Indeed, some of China’s legal leaders noted that Mr. Bo should have been afforded the chance to make his case publicly at appeal. But his provocative defence at his first trial made official China “very embarrassed,” said human rights lawyer Li Fangping. He was subsequently muted so he could not “take advantage of the chance to win back influence and gain more support, which would run counter to [Communist Party] expectations.”
Pu Zhiqiang, another prominent civil rights lawyer, added: “Anyone who says Bo’s case was tried independently knows nothing about China.”
Still, Mr. Bo’s own fate is unlikely to be one of pain and suffering.

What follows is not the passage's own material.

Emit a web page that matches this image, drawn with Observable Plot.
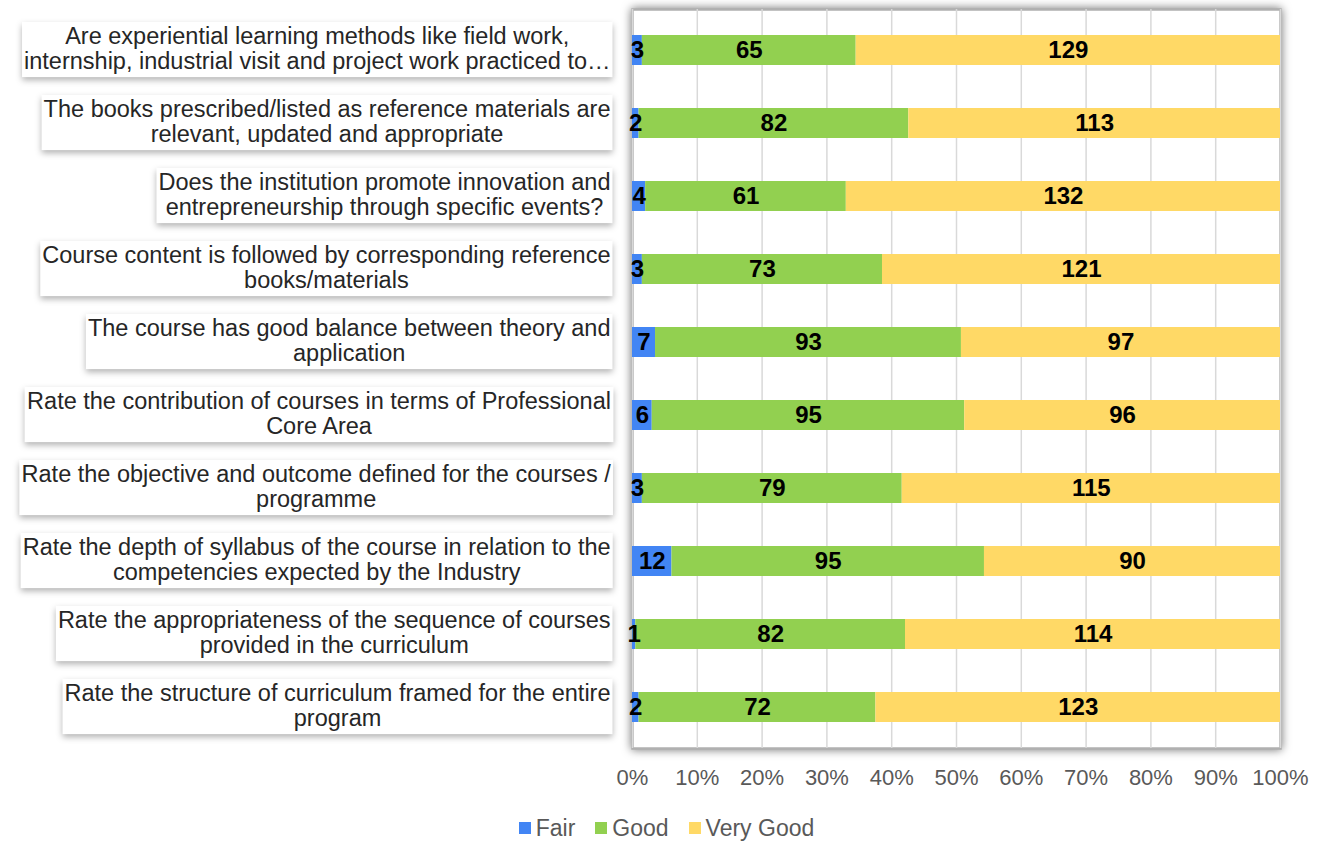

His sentence is likely to be served at Qincheng, a secretive prison for the political elite north of Beijing. In an interview with the South China Morning Post, it was likened to a “five-star hotel” by Bao Tong, a former policy secretary who served seven years there after standing against the 1989 Tiananmen Square crackdown. Beijing media have described conditions at Qincheng that include luxuries rarely afforded inmates, such as milk at breakfast, regular freedom to walk the grounds alone and the ability to wear clothing provided by family.
Mr. Bo serving time there also has a discomfiting historical ring to it. It’s the same prison where his father was sent for a time during the Cultural Revolution.